3 Tips To Quiet Your Inner Critic
We all have an inner critic, an inner mean girl, that little voice that is constantly tearing us down.
One of the biggest hurdles I've been working to overcome is to quiet that little, mean voice I have in my head. And in all honesty, I'm not there yet. Often, that voice is still telling my I can't have what I want or that I'm not good enough. It creeps in the corners of my mind, waiting until it's time for me to put myself out there and then, BOOM, it strikes. But the difference is now I don't let that voice win, and I refuse to let it stop me from doing the things I want to do.
Anyone that knows me knows I've always been HYPER critical of myself. Hyper critical of my body, my career, the way I walk, the way I talk... everything. This criticism I've always placed on myself has pushed me forward in life in many ways, and it's probably part of the reason I've had some of the successes that I have. But I'm done with being pushed by my inner critic. Now, I'm working on being pulled my intuition and my higher self.
I find that people are afraid to stop being mean to themselves because they're afraid if they start to treat themselves with kindness they might never get anywhere, and to that I say PISH POSH! That's so not true! Not only will quieting your inner critic and being kind to yourself propel you forward in an even bigger way, it will feel GOOD while you're doing it! Win, win.
Here are 3 tips to quiet your inner critic that have really helped me and my clients.
1. QUIT COMPARING YOURSELF TO OTHERS.
Comparison fuels your inner critic and smothers your higher self. I know, I know, not comparing yourself to others is WAY easier said than done, but it needs to be said because it's hugely important.

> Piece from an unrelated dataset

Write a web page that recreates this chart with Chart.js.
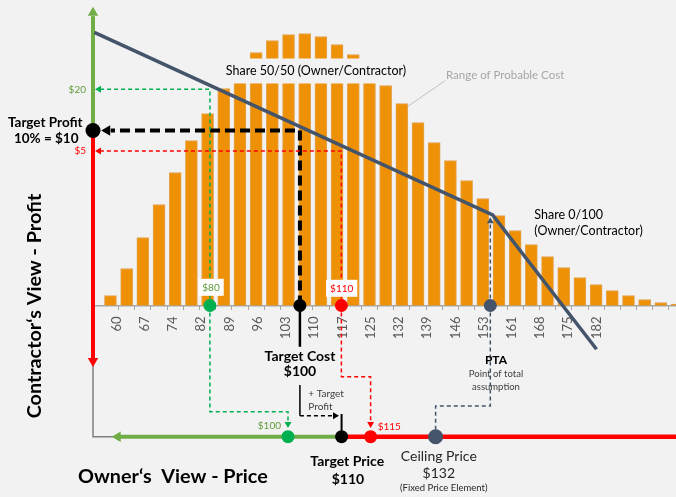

Often the inner critic's favorite way to tare you down is by telling you how terrible you are because you're not as good as that other person, or you'll never look as good as her. Stop comparing yourself to others and you will experience a huge difference in the way you feel.
To stop comparing yourself to others, first notice when you're doing it. Awareness is power! Next, label it, say "This is me comparing myself to someone else." Last, try to find a new way to look at the situation. If you're comparing yourself to a woman that you think has a beautiful body, send her love and gratitude for being who she is and then think about 3 things that you love about yourself. The more you apply these tools, the more second nature they will become.
2. CONSCIOUSLY PAUSE THROUGHOUT THE DAY.
Every day make time to pause and spend time with yourself in quiet. Quiet alone time helps you connect with your higher self, and the more connected you are to her the less power your inner critic will have over you.
Start your morning with a meditation or mindfulness practice (don't know how? Get my Lifestyle Cleanse Here!). Continue to pause throughout the day and check in with yourself. If it's hard for you to stop what you're doing and spend time reflecting, set alarms. Make sure you stop and quiet your mind at least 3 times a day, this will ensure that you're clearing out the clutter in your mind, including that mean girl dialogue.
3. TALK IT OUT!
This one is pretty huge. One of the best ways to quiet your inner critic is to tell someone the thoughts you're having. If you keep everything inside all of the time it's really hard to move through it. You can only do so much on your own, sometimes a helping hand can go a LONG way.
Find a friend, partner or coach that is willing to listen. Sometimes just saying the things your inner critic tells you out loud can help you realize how ridiculous it is! You know the saying, "You are your own worst critic"? It's so incredibly true. When you have the support of someone who has your best interests in mind, you'll be able to begin conquering that inner mean girl.
If you're like me, and struggle with a super harsh inner critic, try these tips out! It might take a little while to get used to applying these tools, but with time it will begin to come naturally. Before you know it, your inner critic will go from a shout to a whisper. Who knows, maybe she'll even move out of your mind completely. It's definitely worth a try!